Protests form in Naperville in response to gas station clerk’s remarks captured on video

Alison Pfaff, Managing Editor

On the corner of Bailey Road and Washington Street in Naperville, drivers and onlookers may have witnessed a group of protesters in front of the Mobil gas station on Thursday night. Protesters held up handmade signs with sayings such as “Racism is not Patriotism,” and “Make Racism Wrong Again.” 

This protest was in response to a video that surfaced Tuesday night, which showed an employee refusing to serve a group of Latino customers. The employee asked the customers, one of them being 15 years old, if they were citizens, and proceeded to say, “They need to go back to their country,” and, “ ICE will come.” 

James Prewitt, a protestor, raising a sign saying “different is not dangerous,” saw the protestors initially while driving by and asked his friend about it. 

“I messaged my friends and was like, ‘Oh, hey, I saw these protestors,’ and they were the ones that let me know this awful thing happened, sent me a link to the article online and the video. I watched it and [thought], ‘hat’s super messed up. It’s 2019. Did you not go to kindergarten? Treat others like you want to be treated? Was it something you were taught? How awful is your life that you have to be hateful to someone that you’ve never met,’” Prewitt said. 

Joshua Luviano, a student at College of DuPage, held up a hand written sign saying “End Racism.” He related his own experiences as a Mexican American and empathized. 

“I’m Mexican American. I’ve come to this gas station a number of times and never experienced that before, but if I were subject to that I can’t imagine how outcasted I’d feel in my own country, my own country I was born in. So I’m out here trying to protect her, show her that she’s not alone in fighting for her rights.”

Earlier during the protest, a man across the street from the anti-racism protest held a sign saying “build the wall.” Some runners coming from the bike trail near the gas station could be heard saying, “Go Trump.” 

Meka Chapman had an encounter with the employee in the video. 

“We would come in, and we’d buy stuff.
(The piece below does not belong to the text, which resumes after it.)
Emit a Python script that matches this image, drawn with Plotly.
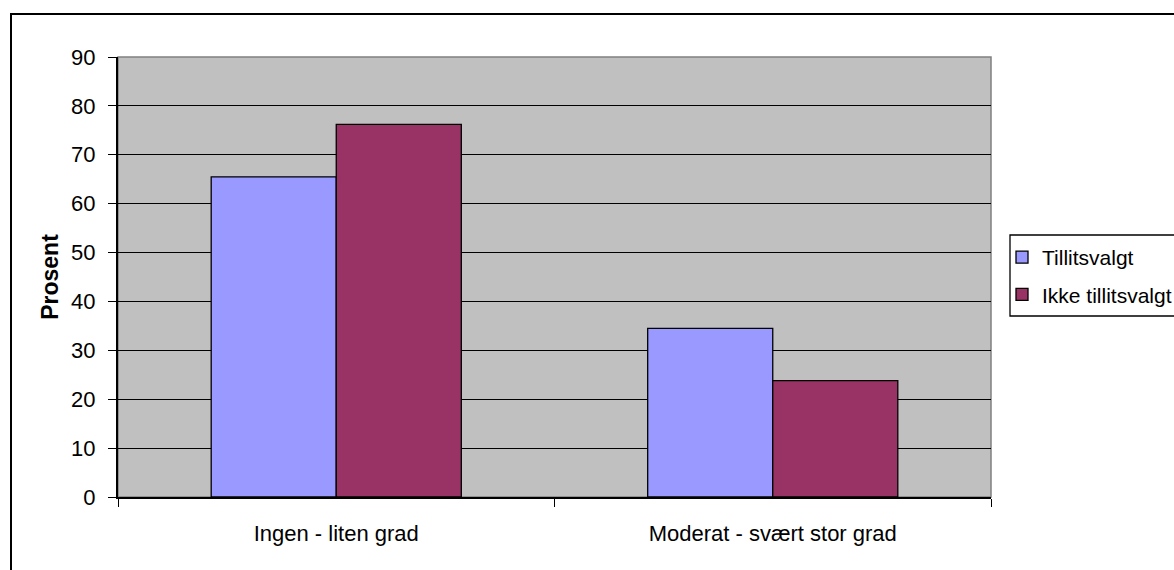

He didn’t want to put the money in his hand. I’m giving him the money, and he steps back from the counter, and I’m like, ‘Why are you stepping back away from the counter? I’m paying for my stuff.’ And he’s like, ‘Just set down.’ He gave me my change the same way. He set the change on the counter, and he stood back. And I was like, ‘Oh my God, so ignorant.’ Ever since then I’ve stopped coming down here,” Chapman said. 

Chapman and her children came to protest after seeing a lady by herself earlier in the day. She came to the protest to promote equality and fight racism.

“At the end of the day we all may be different shades, but we all bleed the same color,” Chapman said. 

Stephen Kalhorn, the General Council for Buchanan Energy, which owns Mobil and Bucky’s convenience stores, said in a statement the employee is no longer with the company. 

Within the last few hours, a video was posted on social media displaying a Bucky’s associate engaged in a confrontation with a customer. The comments of this associate are not reflective of the core values of Bucky’s Convenience Stores,” it read.

Kalhorn does not believe the surveillance video will be released to the public.